Tendo and daughter
The Café de Paris in Tokyo is bustling with chic young women sipping coffee and reveling in the restaurant’s air of faux-French refinement. Shoko Tendo calmly puffs on a cigarette beneath the twinkling chandeliers. She knows she could shatter the decorum by merely rolling up her sleeves. Her arms — and almost every other inch of her birdlike body — are plastered with the trademark tattoos of a Japanese gangster.
Instead, she’s careful not to reveal that she comes from the yakuza, Japan’s much-feared world of organized crime. Despite the cloying late-summer heat, she’s clothed practically head to toe, in a long-sleeve lilac shirt layered over a white tee and skinny jeans. She’s a different kind of rebel these days. Leaving behind her gangster loyalties, she has become a talk-show celebrity in Japan — the first female ever to break the code of silence and speak about life for women in the underworld.
In a knee-jerk way, I expect the russet-haired Tendo, whose father was a high-ranking mob boss, to be intimidating, or at least loud and brash, but she speaks to me with a quiet thoughtfulness in her native Japanese. Her best-selling memoir, Yakuza Moon, shocked this conservative nation three years ago with its graphic accounts of her addictions to sex, drugs, and violent lovers.
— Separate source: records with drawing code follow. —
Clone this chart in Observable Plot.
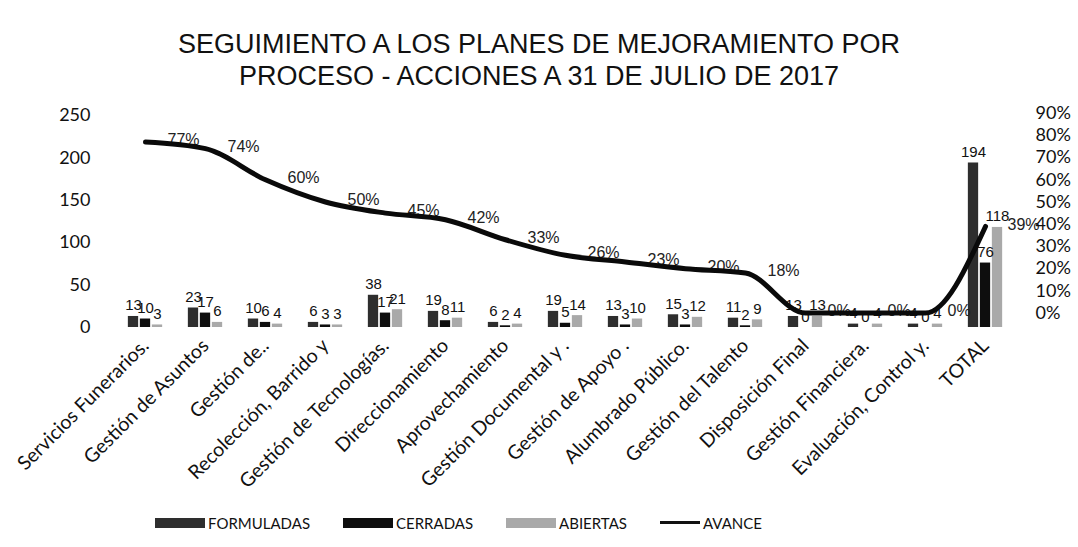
<!DOCTYPE html>
<html><head><meta charset="utf-8">
<script src="https://cdn.jsdelivr.net/npm/d3@7"></script>
<script src="https://cdn.jsdelivr.net/npm/@observablehq/plot@0.6"></script>
<style>
body{margin:0;background:#fff;width:1078px;height:547px;overflow:hidden;}
#title{height:90px;box-sizing:border-box;padding-top:28px;text-align:center;font-family:"Liberation Sans",Arial,sans-serif;font-size:27px;line-height:32px;color:#111;overflow:visible;}
#chart{height:400px;}
#legend{height:57px;box-sizing:border-box;padding-top:8px;padding-left:155px;display:flex;align-items:center;font-family:Lato,sans-serif;font-size:15px;color:#111;}
#legend .it{display:flex;align-items:center;margin-right:33px;}
#legend .sw{display:inline-block;width:50px;height:10px;margin-right:3px;}
#legend .ln{display:inline-block;width:40px;height:3px;background:#111;margin-right:3px;}
</style></head><body>
<div id="title">SEGUIMIENTO A LOS PLANES DE MEJORAMIENTO POR<br>PROCESO - ACCIONES A 31 DE JULIO DE 2017</div>
<div id="chart"></div>
<div id="legend"></div>
<script>
const categorias = ["Servicios Funerarios.", "Gestión de Asuntos", "Gestión de..", "Recolección, Barrido y", "Gestión de Tecnologías.", "Direccionamiento", "Aprovechamiento", "Gestión Documental y .", "Gestión de Apoyo .", "Alumbrado Público.", "Gestión del Talento", "Disposición Final", "Gestión Financiera.", "Evaluación, Control y.", "TOTAL"];
const formuladas = [13, 23, 10, 6, 38, 19, 6, 19, 13, 15, 11, 13, 4, 4, 194];
const cerradas   = [10, 17, 6, 3, 17, 8, 2, 5, 3, 3, 2, 0, 0, 0, 76];
const abiertas   = [3, 6, 4, 3, 21, 11, 4, 14, 10, 12, 9, 13, 4, 4, 118];
const avance     = [77, 74, 60, 50, 45, 42, 33, 26, 23, 20, 18, 0, 0, 0, 39]; // %
const ticksIzq = [0, 50, 100, 150, 200, 250];
const ticksDer = [0, 10, 20, 30, 40, 50, 60, 70, 80, 90]; // %
const nombresSeries = ["FORMULADAS", "CERRADAS", "ABIERTAS"];
const nombreLinea = "AVANCE";

// secondary (percent) axis expressed in primary units
const pctOff = 17, pctFac = 2.62;
const pctToY = p => pctOff + pctFac * p;

const valores = [formuladas, cerradas, abiertas];
const estilos = [
  {fill: "#2e2e2e", dx: -12},
  {fill: "#0e0e0e", dx: 0},
  {fill: "#a9a9a9", dx: 12}
];
const filas = valores.map(vals => categorias.map((c, i) => ({c, v: vals[i]})));
const lineaFilas = categorias.map((c, i) => ({c, p: avance[i]}));

const inset = (60.7 - 11) / 2;
const marks = [];
filas.forEach((rows, k) => {
  marks.push(Plot.barY(rows, {x: "c", y: "v", fill: estilos[k].fill, dx: estilos[k].dx, insetLeft: inset, insetRight: inset}));
});
filas.forEach((rows, k) => {
  marks.push(Plot.text(rows, {x: "c", y: "v", text: d => String(d.v), dx: estilos[k].dx, dy: -6, lineAnchor: "bottom", fontSize: 15, fontFamily: "Liberation Sans", fill: "#111"}));
});
marks.push(Plot.text(lineaFilas, {x: "c", y: d => pctToY(d.p), text: d => d.p + "%", dx: 22, dy: -2, textAnchor: "start", fontSize: 16, fontFamily: "Liberation Sans", fill: "#222"}));
marks.push(Plot.line(lineaFilas, {x: "c", y: d => pctToY(d.p), stroke: "#0a0a0a", strokeWidth: 5, curve: "monotone-x"}));
marks.push(Plot.axisY(ticksIzq, {anchor: "left", tickSize: 0, tickPadding: 19.6, fontSize: 18, fontFamily: "Lato", fill: "#111"}));
marks.push(Plot.axisY(ticksDer.map(pctToY), {anchor: "right", tickSize: 0, tickPadding: 15, textAnchor: "start", tickFormat: v => Math.round((v - pctOff) / pctFac) + "%", fontSize: 18, fontFamily: "Lato", fill: "#111"}));
marks.push(Plot.axisX({tickRotate: -45, tickSize: 0, tickPadding: 15, fontSize: 19.5, fontFamily: "Lato", fill: "#111"}));

const chart = Plot.plot({
  width: 1078, height: 400,
  marginLeft: 109.6, marginRight: 57.9, marginTop: 25, marginBottom: 163,
  style: {background: "white", color: "#111", overflow: "visible"},
  x: {domain: categorias, padding: 0, label: null},
  y: {domain: [0, 250], label: null},
  marks
});
document.getElementById("chart").appendChild(chart);

const leg = document.getElementById("legend");
nombresSeries.forEach((n, k) => {
  const it = document.createElement("span"); it.className = "it";
  const sw = document.createElement("span"); sw.className = "sw"; sw.style.background = estilos[k].fill;
  it.appendChild(sw); it.appendChild(document.createTextNode(n)); leg.appendChild(it);
});
const it = document.createElement("span"); it.className = "it";
const ln = document.createElement("span"); ln.className = "ln";
it.appendChild(ln); it.appendChild(document.createTextNode(nombreLinea)); leg.appendChild(it);
</script>
</body></html>
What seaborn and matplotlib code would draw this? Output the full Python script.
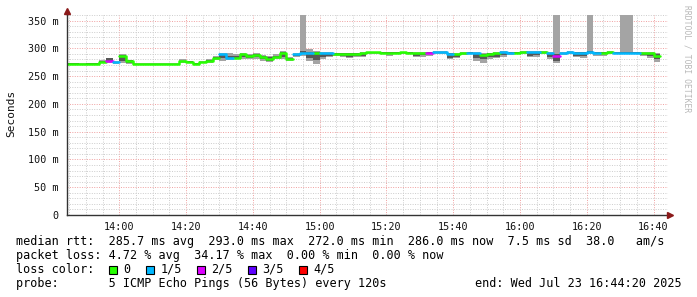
import numpy as np
import pandas as pd
import matplotlib
matplotlib.use("Agg")
import matplotlib.pyplot as plt
import seaborn as sns
from matplotlib.ticker import FixedLocator, MultipleLocator, NullFormatter

# ---------------- data ----------------
START_MIN = 13 * 60 + 44          # first 2-minute bin starts 13:44
STEP_MIN = 2
VIEW_START = 13 * 60 + 44 + 1 / 3  # 13:44:20
VIEW_END = 16 * 60 + 44 + 1 / 3    # 16:44:20

median_ms = [272.5, 272.5, 272.0, 272.5, 272.5, 275.0, 278.0, 275.0, 286.0, 278.0,
             272.0, 272.5, 272.0, 272.5, 272.0, 272.5, 272.5, 276.5, 275.0, 272.5,
             275.0, 277.5, 283.0, 289.0, 282.5, 283.0, 289.0, 286.0, 288.0, 284.0,
             281.0, 285.0, 292.0, 281.0, 289.0, 292.5, 292.5, 292.0, 291.0, 291.0,
             290.5, 290.5, 290.0, 290.5, 291.0, 293.0, 293.0, 292.5, 291.0, 292.0,
             293.0, 292.5, 291.5, 291.0, 292.5, 293.0, 293.0, 289.0, 289.0, 291.5,
             292.0, 291.0, 287.5, 290.0, 291.0, 293.0, 292.0, 292.0, 293.0, 293.0,
             293.0, 293.0, 291.0, 286.0, 291.0, 293.0, 292.0, 292.0, 293.0, 292.0,
             292.0, 293.0, 292.0, 291.0, 291.0, 292.5, 291.0, 291.0, 286.0]

lost_pings = [0, 0, 0, 0, 0, 0, 2, 1, 0, 0,
              0, 0, 0, 0, 0, 0, 0, 0, 0, 0,
              0, 0, 0, 1, 1, 0, 0, 0, 0, 0,
              0, 0, 0, 0, 1, 1, 1, 0, 1, 1,
              0, 0, 0, 0, 0, 0, 0, 0, 0, 0,
              0, 0, 0, 0, 2, 1, 1, 1, 0, 0,
              1, 1, 0, 0, 0, 1, 1, 0, 0, 1,
              1, 0, 1, 2, 1, 1, 1, 1, 1, 1,
              0, 0, 1, 1, 1, 1, 0, 0, 0]

ping_min = [272, 272, 271.5, 272, 272, 273, 274, 272.5, 273, 272,
            271.5, 272, 271.5, 272, 271.5, 272, 272, 274, 273, 271,
            273, 274, 279, 277, 279, 280, 281, 280, 281, 278,
            276, 280, 281, 278, 285, 286, 277, 272, 281, 284,
            286, 285, 283, 284, 284, 289, 289, 289, 286, 289,
            290, 290, 285, 285, 287, 290, 290, 280, 282, 288,
            289, 277, 274, 281, 282, 284, 288, 290, 290, 285,
            285, 290, 281, 273, 288, 290, 284, 283, 289, 287,
            286, 290, 290, 289, 289, 290, 286, 283, 276]

ping_2nd = [272, 272, 272, 272, 272, 274, 276, 274, 278, 273,
            272, 272, 272, 272, 272, 272, 272, 275, 274, 272,
            274, 276, 281, 282, 282, 282, 284, 283, 284, 280,
            278, 282, 285, 280, 287, 290, 283, 279, 284, 286,
            288, 287, 285, 287, 287, 291, 291, 291, 289, 291,
            291, 291, 287, 288, 289, 292, 292, 283, 285, 290,
            291, 282, 280, 285, 285, 288, 290, 291, 292, 287,
            288, 292, 285, 278, 290, 291, 287, 286, 291, 289,
            289, 292, 291, 291, 291, 291, 288, 286, 281]

ping_4th = [273, 273, 272.5, 273, 273, 277, 282, 276, 288, 279,
            272.5, 272.5, 272.5, 272.5, 272.5, 272.5, 272.5, 278, 277, 273,
            276, 279, 285, 290, 287, 287, 290, 288, 289, 287,
            284, 287, 293, 283, 290, 296, 294, 293, 292, 292,
            291, 291, 291, 291, 292, 293.5, 293.5, 293.5, 293, 293,
            293.5, 293.5, 292, 292, 293, 294, 294, 291, 290, 292,
            293, 292, 290, 291, 292, 294, 293, 293, 294, 294,
            294, 294, 292, 290, 292, 294, 293, 293, 295, 293,
            293, 294, 293, 293, 293, 293, 292, 292, 290]

ping_max = [273.5, 273.5, 273, 273.5, 273.5, 279, 283, 278, 289, 279.5,
            273, 273, 273, 273, 273, 273, 273, 280, 278, 274,
            277, 281, 286, 291, 292, 290, 292, 290, 291, 288,
            286, 289, 295, 285, 291, 400, 298, 295, 293, 293,
            292, 292, 292, 292, 293, 294, 294, 294, 294, 294,
            294, 294, 293, 293, 294, 295, 295, 292, 291, 293,
            294, 293, 292, 292, 293, 295, 294, 294, 295, 295,
            295, 295, 293, 400, 293, 295, 294, 294, 400, 294,
            294, 295, 294, 400, 400, 294, 293, 293, 292]

loss_labels = ["0", "1/5", "2/5", "3/5", "4/5"]
loss_colors = ["#26ff00", "#00b8ff", "#dd00ff", "#5e00ff", "#ff0000"]

x_tick_labels = ["14:00", "14:20", "14:40", "15:00", "15:20", "15:40", "16:00", "16:20", "16:40"]
y_tick_labels = ["0", "50 m", "100 m", "150 m", "200 m", "250 m", "300 m", "350 m"]

legend_lines = [
    "median rtt:  285.7 ms avg  293.0 ms max  272.0 ms min  286.0 ms now  7.5 ms sd  38.0   am/s",
    "packet loss: 4.72 % avg  34.17 % max  0.00 % min  0.00 % now",
]
loss_title = "loss color:"
probe_text = "probe:       5 ICMP Echo Pings (56 Bytes) every 120s"
end_text = "end: Wed Jul 23 16:44:20 2025"
ylabel = "Seconds"
watermark = "RRDTOOL / TOBI OETIKER"

# ---------------- figure ----------------
sns.set_theme(style="white")
plt.rcParams['font.family'] = ['DejaVu Sans Mono', 'DejaVu Sans']

W, H = 697, 297
fig = plt.figure(figsize=(W / 100, H / 100), dpi=100)
fig.patch.set_facecolor("white")
X0, X1, YB, YT = 67, 668, 215, 15
ax = fig.add_axes([X0 / W, 1 - YB / H, (X1 - X0) / W, (YB - YT) / H])
ax.set_facecolor("white")

n = len(median_ms)
t = START_MIN + STEP_MIN * np.arange(n)
t_edges = np.append(t, t[-1] + STEP_MIN)

def ext(a):
    a = np.asarray(a, dtype=float)
    return np.append(a, a[-1])

# smoke
ax.fill_between(t_edges, ext(ping_min), ext(ping_max), step="post",
                color="#a4a4a4", linewidth=0, zorder=2)
ax.fill_between(t_edges, ext(ping_2nd), ext(ping_4th), step="post",
                color="#575757", linewidth=0, zorder=3)

# median line coloured by loss (separate runs)
rows = []
run = 0
prev = None
for k in range(n):
    if lost_pings[k] != prev:
        if prev is not None:
            rows.append(dict(t=t[k], rtt=median_ms[k - 1], loss=loss_labels[prev], run=run))
        run += 1
        prev = lost_pings[k]
    rows.append(dict(t=t[k], rtt=median_ms[k], loss=loss_labels[lost_pings[k]], run=run))
rows.append(dict(t=t[-1] + STEP_MIN, rtt=median_ms[-1], loss=loss_labels[prev], run=run))
df = pd.DataFrame(rows)

sns.lineplot(data=df, x="t", y="rtt", hue="loss", units="run", estimator=None,
             palette=dict(zip(loss_labels, loss_colors)), drawstyle="steps-post",
             linewidth=1.8, legend=False, ax=ax, zorder=4, sort=False)

# axes limits / ticks
ax.set_xlim(VIEW_START, VIEW_END)
ax.set_ylim(0, 360)
major_x = [14 * 60 + 20 * i for i in range(len(x_tick_labels))]
ax.xaxis.set_major_locator(FixedLocator(major_x))
ax.set_xticklabels(x_tick_labels)
ax.xaxis.set_minor_locator(MultipleLocator(5))
ax.xaxis.set_minor_formatter(NullFormatter())
ax.yaxis.set_major_locator(FixedLocator([50 * i for i in range(len(y_tick_labels))]))
ax.set_yticklabels(y_tick_labels)
ax.yaxis.set_minor_locator(MultipleLocator(10))
ax.yaxis.set_minor_formatter(NullFormatter())

ax.grid(which="minor", color="#cccccc", linestyle=(0, (1, 1.5)), linewidth=0.7, zorder=0)
ax.grid(which="major", color="#f0a0a0", linestyle=(0, (1, 1.5)), linewidth=0.7, zorder=1)
ax.set_axisbelow(True)

ax.tick_params(axis="both", which="major", labelsize=7.3, colors="#444444",
               labelcolor="#111111", length=3, width=0.7, pad=3, direction="out")
ax.tick_params(axis="both", which="minor", length=2, width=0.6, colors="#777777")
ax.tick_params(axis="x", which="major", pad=2)
ax.set_xlabel("")
ax.set_ylabel("")

for s in ["top", "right"]:
    ax.spines[s].set_visible(False)
for s in ["left", "bottom"]:
    ax.spines[s].set_color("#333333")
    ax.spines[s].set_linewidth(1.0)
    ax.spines[s].set_zorder(6)

# axis arrows
ax.plot([0, 0], [1.0, 1.01], transform=ax.transAxes, color="#333333", lw=1.0, clip_on=False, zorder=6)
ax.plot([0], [1.02], transform=ax.transAxes, marker="^", markersize=4.5,
        color="#8b1a1a", clip_on=False, zorder=7, linestyle="none")
ax.plot([1.0035], [0], transform=ax.transAxes, marker=">", markersize=4.5,
        color="#8b1a1a", clip_on=False, zorder=7, linestyle="none")

# y label and watermark
fig.text(11 / W, 1 - 113 / H, ylabel, rotation=90, ha="center", va="center",
         fontsize=8, color="#111111")
fig.text(687 / W, 1 - 59 / H, watermark, rotation=270, ha="center", va="center",
         fontsize=5.8, color="#b8b8b8")

# legend text
FS = 8.5
fig.text(16 / W, 1 - 241.5 / H, legend_lines[0], ha="left", va="center", fontsize=FS, color="#000000")
fig.text(16 / W, 1 - 255.5 / H, legend_lines[1], ha="left", va="center", fontsize=FS, color="#000000")
fig.text(16 / W, 1 - 269.5 / H, loss_title, ha="left", va="center", fontsize=FS, color="#000000")
sq_x = [108.5, 146, 197, 248, 299]
lab_x = [123.5, 160.5, 211.5, 262.5, 313.5]
for lbl, col, sx, lx in zip(loss_labels, loss_colors, sq_x, lab_x):
    fig.patches.append(plt.Rectangle((sx / W, 1 - 273.5 / H), 8 / W, 8 / H,
                                     transform=fig.transFigure, facecolor=col,
                                     edgecolor="#000000", linewidth=0.8))
    fig.text(lx / W, 1 - 269.5 / H, lbl, ha="left", va="center", fontsize=FS, color="#000000")
fig.text(16 / W, 1 - 283.5 / H, probe_text, ha="left", va="center", fontsize=FS, color="#000000")
fig.text(682 / W, 1 - 283.5 / H, end_text, ha="right", va="center", fontsize=FS, color="#000000")

fig.savefig("out.png", dpi=100, facecolor="white")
With the book’s recent publication in the U.S., she has agreed to do her first-ever interview with a foreign magazine to discuss the impact of her decision to speak out — and about her life now as a single mother.
She’s more relaxed in person, with an iced coffee in hand, than she appears in her book, so I jump right in and ask why she’s still alive after writing it. Usually, any kind of betrayal in the mob world is an automatic death sentence. And the yakuza are an especially macho bunch, known for rituals that signify their fanatic allegiance, such as severing their little fingers to atone for mistakes. “I was really nervous about that,” Tendo says. “But I think I’ve gotten away with it so far partly because I focused only on my own experience and didn’t incriminate anyone else.” Yes, she gets threatening phone calls, but Tendo, 39, insists she has no regrets. “I needed to do this for myself to find out where I belong in the world,” she says, explaining that yakuza women, while rarely involved in criminal activities themselves, are vilified by association. “People in Japan can smell it if you come from a background like mine — you can’t hide it. I wanted to change my life, but I realized the only way I could do that was by first being honest about who I was.”